Jobs fall year over year except in technology

After a strong January, job openings fell in all industries in February, possibly because so many roles were posted in January. And most industries had a year-over-year decline in job openings, except for technology. There are currently 6.5% more technology job openings than there were last February. Manufacturing and construction are also showing relative resilience, with jobs down just 3% compared to last February, which may largely reflect the severe winter weather experienced in much of the country this past month. Compared to the double-digit declines in all other segments, technology and manufacturing are beginning the year strong.

Leadership tops the list of emerging skills in US job openings

Employers are looking for strong leaders and employees with strong critical and analytical thinking skills. The fastest growing skills in demand suggest unpredictable economic and market conditions that require employees with the ability to respond quickly, chart a decisive course, and bring others along with them.

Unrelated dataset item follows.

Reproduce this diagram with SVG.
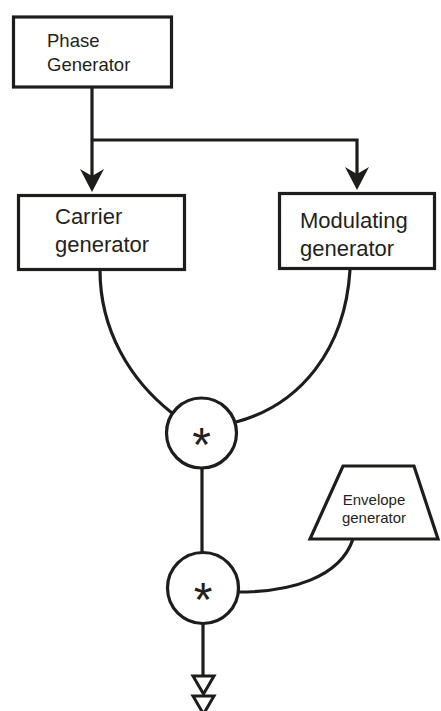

Communications roles command the highest salary increases year over year

Salaries offered for communications-related positions had a median increase of more than 25% year over year, suggesting an increased demand for story-telling and narrative. Similarly, management roles still show strong salary growth. As AI changes the nature of work, there is still a strong demand for humans in the loop who can oversee AI tools and interpret the meaning of the output.

Methodology

Market IQ collects job postings daily from over 7 million+ websites in the U.S. Our system automatically identifies, extracts, and structures job data into 100+ attributes using Textkernel’s AI powered parsing technology. Each posting is normalized against professional taxonomies, enriched with company information, and deduplicated using sophisticated algorithms to identify unique job opportunities. The system maintains high levels of accuracy through automated quality controls and continuous improvement processes, making it a trusted source for U.S. labor market insights.

Skills
Market IQ utilizes Textkernel’s proprietary Skills Normalization Taxonomy (SNT) to extract and normalize skills from job postings. Our taxonomy encompasses 13,200+ unique skill concepts mapped through 250,000+ terms, covering professional skills, IT skills, soft skills, and languages. Using advanced machine learning, the system identifies skills in context, disambiguates ambiguous terms, and normalizes them to standardized concepts—enabling accurate cross-market analysis regardless of how employers phrase skill requirements. The taxonomy is continuously updated quarterly based on millions of job postings, market feedback, and labor market trends. This data-driven approach ensures Market IQ captures both established and emerging skills as they appear in the U.S. job market, providing unparalleled insights into skill demand across industries and regions. All analysis of skills excludes any skills that appear in fewer than 10,000 job descriptions.